__Task objective__.
Copy out the listing that follows, exactly, without its pictures.
## Start Recorded information
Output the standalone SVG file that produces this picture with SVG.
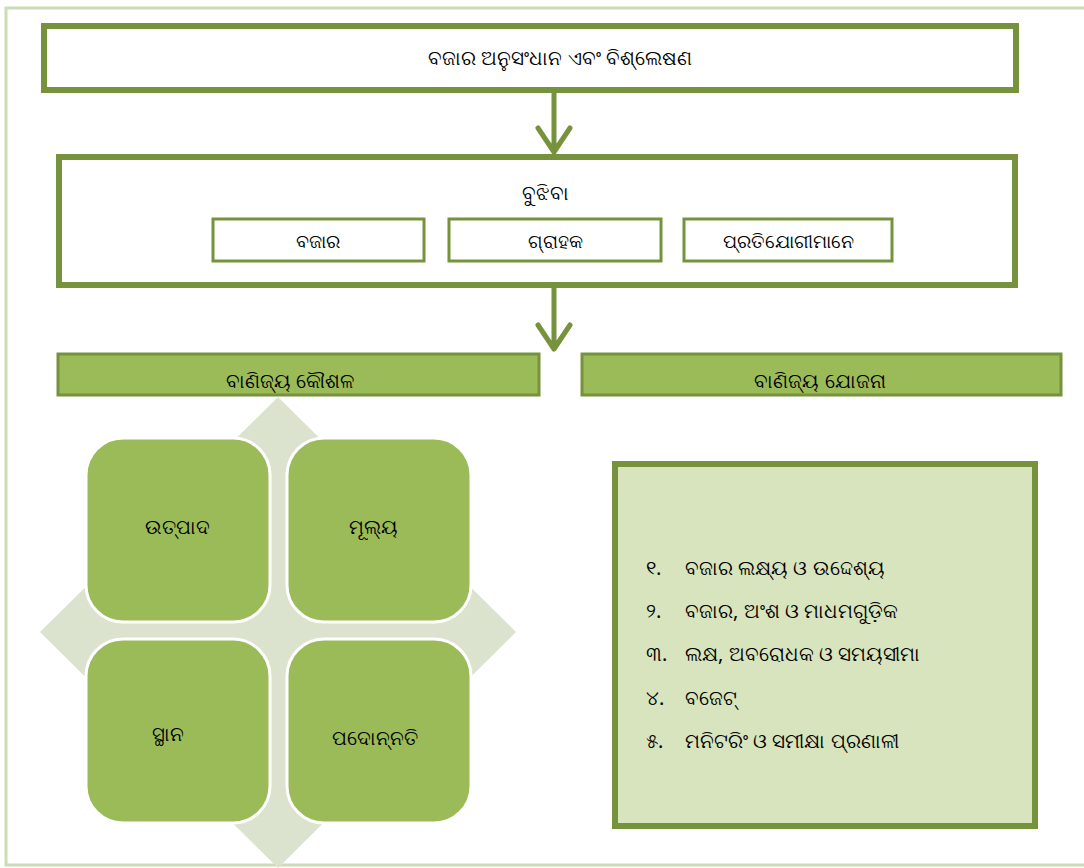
<svg xmlns="http://www.w3.org/2000/svg" width="1084" height="868" viewBox="0 0 1084 868">
<style>
  text { font-family: "Noto Sans", "DejaVu Sans", sans-serif; fill: #000; text-anchor: middle; }
  .t20 { font-size: 20px; }
  .t19 { font-size: 19px; }
  .big { fill: #ffffff; stroke: #76923c; stroke-width: 6; }
  .small { fill: #ffffff; stroke: #76923c; stroke-width: 3; }
  .hdr { fill: #9bbb59; stroke: #76923c; stroke-width: 3; }
  .tile { fill: #9bbb59; stroke: #ffffff; stroke-width: 3; }
  .conn { stroke: #76923c; stroke-width: 5; fill: none; stroke-linecap: round; stroke-linejoin: round; }
  .list { text-anchor: start; font-size: 20px; }
</style>
<rect x="0" y="0" width="1084" height="868" fill="#ffffff"/>
<path d="M1084 8 H6 V865 H1084" fill="none" stroke="#ccdbb8" stroke-width="3"/>

<g id="node-research">
  <rect class="big" x="44" y="26" width="972" height="64"/>
  <text class="t20" x="560" y="65">ବଜାର ଅନୁସଂଧାନ ଏବଂ ବିଶ୍ଲେଷଣ</text>
</g>

<g id="node-understand">
  <rect class="big" x="59" y="157" width="956" height="128"/>
  <text class="t20" x="545" y="200">ବୁଝିବା</text>
</g>
<g id="node-market">
  <rect class="small" x="213" y="219" width="211" height="42"/>
  <text class="t19" x="318" y="248">ବଜାର</text>
</g>
<g id="node-customer">
  <rect class="small" x="449" y="219" width="212" height="42"/>
  <text class="t19" x="555" y="248">ଗ୍ରାହକ</text>
</g>
<g id="node-competitors">
  <rect class="small" x="684" y="219" width="208" height="42"/>
  <text class="t19" x="788" y="248">ପ୍ରତିଯୋଗୀମାନେ</text>
</g>

<g id="connectors">
  <path class="conn" d="M554 92 V150 M538 128 L554 152 L570 128"/>
  <path class="conn" d="M554 288 V348 M538 325 L554 349 L570 325"/>
</g>

<g id="node-strategy">
  <polygon points="278,397 516,632 278,868 40,632" fill="#dbe3cf"/>
  <rect class="hdr" x="58" y="354" width="481" height="41"/>
  <text class="t20" x="290" y="388">ବାଣିଜ୍ୟ କୌଶଳ</text>
</g>
<g id="node-product">
  <rect class="tile" x="86" y="438" width="184" height="184" rx="37"/>
  <text class="t20" x="177" y="534">ଉତ୍ପାଦ</text>
</g>
<g id="node-price">
  <rect class="tile" x="287" y="438" width="184" height="184" rx="37"/>
  <text class="t20" x="373" y="534">ମୂଲ୍ୟ</text>
</g>
<g id="node-place">
  <rect class="tile" x="86" y="639" width="184" height="184" rx="37"/>
  <text class="t20" x="168" y="741">ସ୍ଥାନ</text>
</g>
<g id="node-promotion">
  <rect class="tile" x="287" y="639" width="184" height="184" rx="37"/>
  <text class="t20" x="375" y="745">ପଦୋନ୍ନତି</text>
</g>

<g id="node-plan">
  <rect class="hdr" x="582" y="354" width="479" height="41"/>
  <text class="t20" x="820" y="388">ବାଣିଜ୍ୟ ଯୋଜନା</text>
</g>
<g id="node-plan-list">
  <rect x="615" y="464" width="420" height="362" fill="#d7e4bd" stroke="#76923c" stroke-width="6"/>
  <text class="list" x="646" y="575">୧.</text>
  <text class="list" x="685" y="575">ବଜାର ଲକ୍ଷ୍ୟ ଓ ଉଦ୍ଦେଶ୍ୟ</text>
  <text class="list" x="646" y="618">୨.</text>
  <text class="list" x="685" y="618">ବଜାର, ଅଂଶ ଓ ମାଧମଗୁଡ଼ିକ</text>
  <text class="list" x="646" y="661">୩.</text>
  <text class="list" x="685" y="661">ଲକ୍ଷ, ଅବରୋଧକ ଓ ସମୟସୀମା</text>
  <text class="list" x="646" y="705">୪.</text>
  <text class="list" x="685" y="705">ବଜେଟ୍</text>
  <text class="list" x="646" y="748">୫.</text>
  <text class="list" x="685" y="748">ମନିଟରିଂ ଓ ସମୀକ୍ଷା ପ୍ରଣାଳୀ</text>
</g>
</svg>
## End Recorded information
__Finished answer__.
Output the standalone SVG file that produces this picture with SVG.
<svg xmlns="http://www.w3.org/2000/svg" width="1084" height="868" viewBox="0 0 1084 868">
<style>
  text { font-family: "Noto Sans", "DejaVu Sans", sans-serif; fill: #000; text-anchor: middle; }
  .t20 { font-size: 20px; }
  .t19 { font-size: 19px; }
  .big { fill: #ffffff; stroke: #76923c; stroke-width: 6; }
  .small { fill: #ffffff; stroke: #76923c; stroke-width: 3; }
  .hdr { fill: #9bbb59; stroke: #76923c; stroke-width: 3; }
  .tile { fill: #9bbb59; stroke: #ffffff; stroke-width: 3; }
  .conn { stroke: #76923c; stroke-width: 5; fill: none; stroke-linecap: round; stroke-linejoin: round; }
  .list { text-anchor: start; font-size: 20px; }
</style>
<rect x="0" y="0" width="1084" height="868" fill="#ffffff"/>
<path d="M1084 8 H6 V865 H1084" fill="none" stroke="#ccdbb8" stroke-width="3"/>

<g id="node-research">
  <rect class="big" x="44" y="26" width="972" height="64"/>
  <text class="t20" x="560" y="65">ବଜାର ଅନୁସଂଧାନ ଏବଂ ବିଶ୍ଲେଷଣ</text>
</g>

<g id="node-understand">
  <rect class="big" x="59" y="157" width="956" height="128"/>
  <text class="t20" x="545" y="200">ବୁଝିବା</text>
</g>
<g id="node-market">
  <rect class="small" x="213" y="219" width="211" height="42"/>
  <text class="t19" x="318" y="248">ବଜାର</text>
</g>
<g id="node-customer">
  <rect class="small" x="449" y="219" width="212" height="42"/>
  <text class="t19" x="555" y="248">ଗ୍ରାହକ</text>
</g>
<g id="node-competitors">
  <rect class="small" x="684" y="219" width="208" height="42"/>
  <text class="t19" x="788" y="248">ପ୍ରତିଯୋଗୀମାନେ</text>
</g>

<g id="connectors">
  <path class="conn" d="M554 92 V150 M538 128 L554 152 L570 128"/>
  <path class="conn" d="M554 288 V348 M538 325 L554 349 L570 325"/>
</g>

<g id="node-strategy">
  <polygon points="278,397 516,632 278,868 40,632" fill="#dbe3cf"/>
  <rect class="hdr" x="58" y="354" width="481" height="41"/>
  <text class="t20" x="290" y="388">ବାଣିଜ୍ୟ କୌଶଳ</text>
</g>
<g id="node-product">
  <rect class="tile" x="86" y="438" width="184" height="184" rx="37"/>
  <text class="t20" x="177" y="534">ଉତ୍ପାଦ</text>
</g>
<g id="node-price">
  <rect class="tile" x="287" y="438" width="184" height="184" rx="37"/>
  <text class="t20" x="373" y="534">ମୂଲ୍ୟ</text>
</g>
<g id="node-place">
  <rect class="tile" x="86" y="639" width="184" height="184" rx="37"/>
  <text class="t20" x="168" y="741">ସ୍ଥାନ</text>
</g>
<g id="node-promotion">
  <rect class="tile" x="287" y="639" width="184" height="184" rx="37"/>
  <text class="t20" x="375" y="745">ପଦୋନ୍ନତି</text>
</g>

<g id="node-plan">
  <rect class="hdr" x="582" y="354" width="479" height="41"/>
  <text class="t20" x="820" y="388">ବାଣିଜ୍ୟ ଯୋଜନା</text>
</g>
<g id="node-plan-list">
  <rect x="615" y="464" width="420" height="362" fill="#d7e4bd" stroke="#76923c" stroke-width="6"/>
  <text class="list" x="646" y="575">୧.</text>
  <text class="list" x="685" y="575">ବଜାର ଲକ୍ଷ୍ୟ ଓ ଉଦ୍ଦେଶ୍ୟ</text>
  <text class="list" x="646" y="618">୨.</text>
  <text class="list" x="685" y="618">ବଜାର, ଅଂଶ ଓ ମାଧମଗୁଡ଼ିକ</text>
  <text class="list" x="646" y="661">୩.</text>
  <text class="list" x="685" y="661">ଲକ୍ଷ, ଅବରୋଧକ ଓ ସମୟସୀମା</text>
  <text class="list" x="646" y="705">୪.</text>
  <text class="list" x="685" y="705">ବଜେଟ୍</text>
  <text class="list" x="646" y="748">୫.</text>
  <text class="list" x="685" y="748">ମନିଟରିଂ ଓ ସମୀକ୍ଷା ପ୍ରଣାଳୀ</text>
</g>
</svg>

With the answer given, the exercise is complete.